The U.S. firm reported its first annual revenue decline since 2001 on Tuesday, as iPhone sales fell for the third straight quarter.
Apple has been looking to new countries such as China to drive growth but revenues in the world's second-largest economy fell 30 percent year-on-year in the fiscal fourth quarter, according to the company's results. Cook, nonetheless, remained bullish on China but tough competition from local players like Huawei, combined with regulatory hurdles, have held back the company's progress.
So Cook has turned to India, noting that half of Indians are aged under 25 with the population expected to boom further.
"Our iPhone sales in India were up over 50 percent in fiscal 2016 compared to the prior year, and we believe we're just beginning to scratch the surface of this large and growing market opportunity," Cook said on an investor call after earnings were released.
"The truth is there's going to be a lot of people there and a lot of people in the middle class that will really want a smartphone, and I think we can compete well for some percentage of those. And given our starting point, even though we've been growing a lot, there's a lot of headroom there in our mind. So, we're working very hard to realize that opportunity," he added in response to an analyst question.
Cook highlighted Apple's partnership with Indian network player Reliance Jio, which is boosting the country's 4G mobile internet infrastructure coverage to 18,000 cities and 200,000 villages. They are offering a free year of service to purchasers of new iPhones, Cook said.
But like China, India will be a tough market to crack Apple, despite almost 125 million smartphones set to be sold in total this year, where iPhones are still a small player.
The company shipped around 2.5 million units between October 2015 and September 2016, according to Counterpoint research, giving Apple a 2.2 percent market share.
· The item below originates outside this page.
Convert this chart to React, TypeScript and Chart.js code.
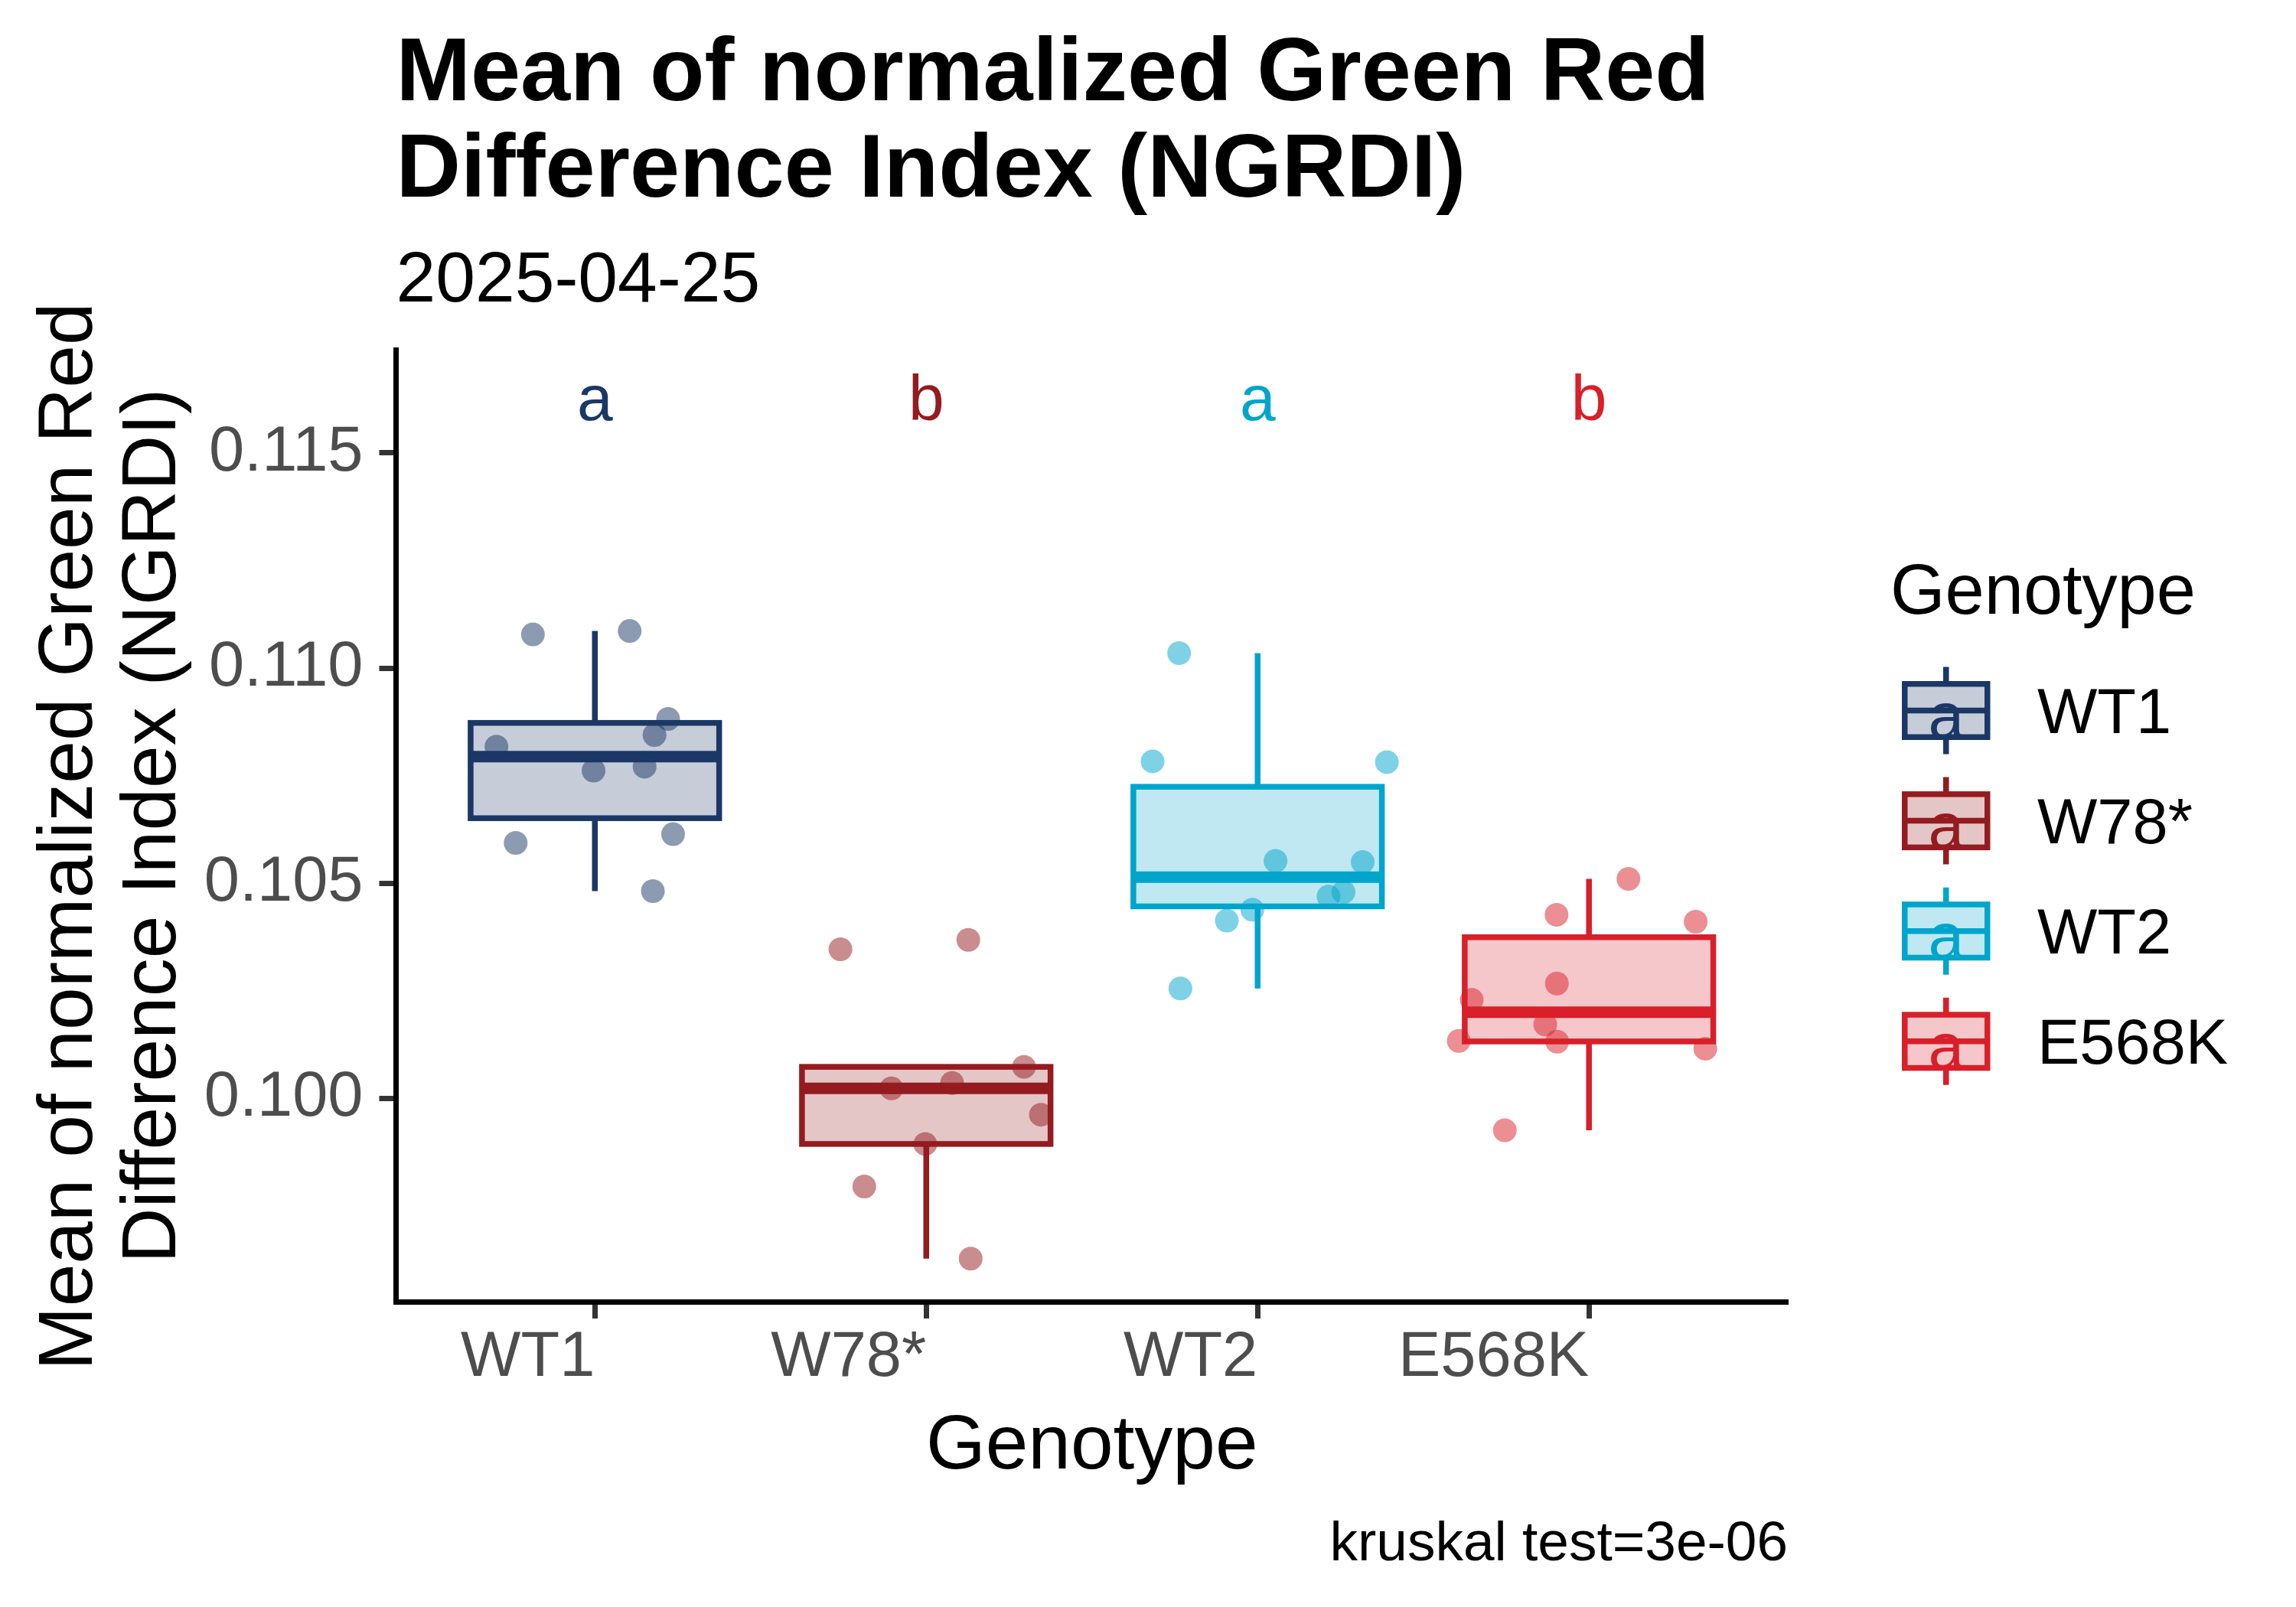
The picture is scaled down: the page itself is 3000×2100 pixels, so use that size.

While this is up from the 1.6 percent share in the previous year, Apple could struggle to penetrate a country that is used to buying cheaper devices.
"We think lack of affordability will likely limit the potential upside from the region," Mizuho said in a note on Tuesday, adding that "India might offer about $10 billion of incremental revenue opportunity in five years, which might not move the needle for Apple."
In a note from earlier this year, Mizuho said that over the next couple of years, India is unlikely to contribute to more than two-to-three percent of total sales.
The problem is that Apple's cheapest new generation model iPhone in India is the SE which starts at $600. That price point and above makes up around three-to-four percent of the total smartphone market, according to Neil Shah, research director of devices and ecosystems at Counterpoint Research.
"The opportunity for the market is limited," Shah told CNBC by phone.
Samsung dominates the Indian market followed by local player Micromax and China's Lenovo, according to data from IDC. All of those manufacturers have smartphones at lower price points, making it attractive for the Indian consumer. Its'
"For Apple, the total available market is just 8-10 million units per year. Apple has to align the portfolio first, maybe a cheaper mid-range iPhone. If they can have something that starts at $399 in India, that will make much more sense."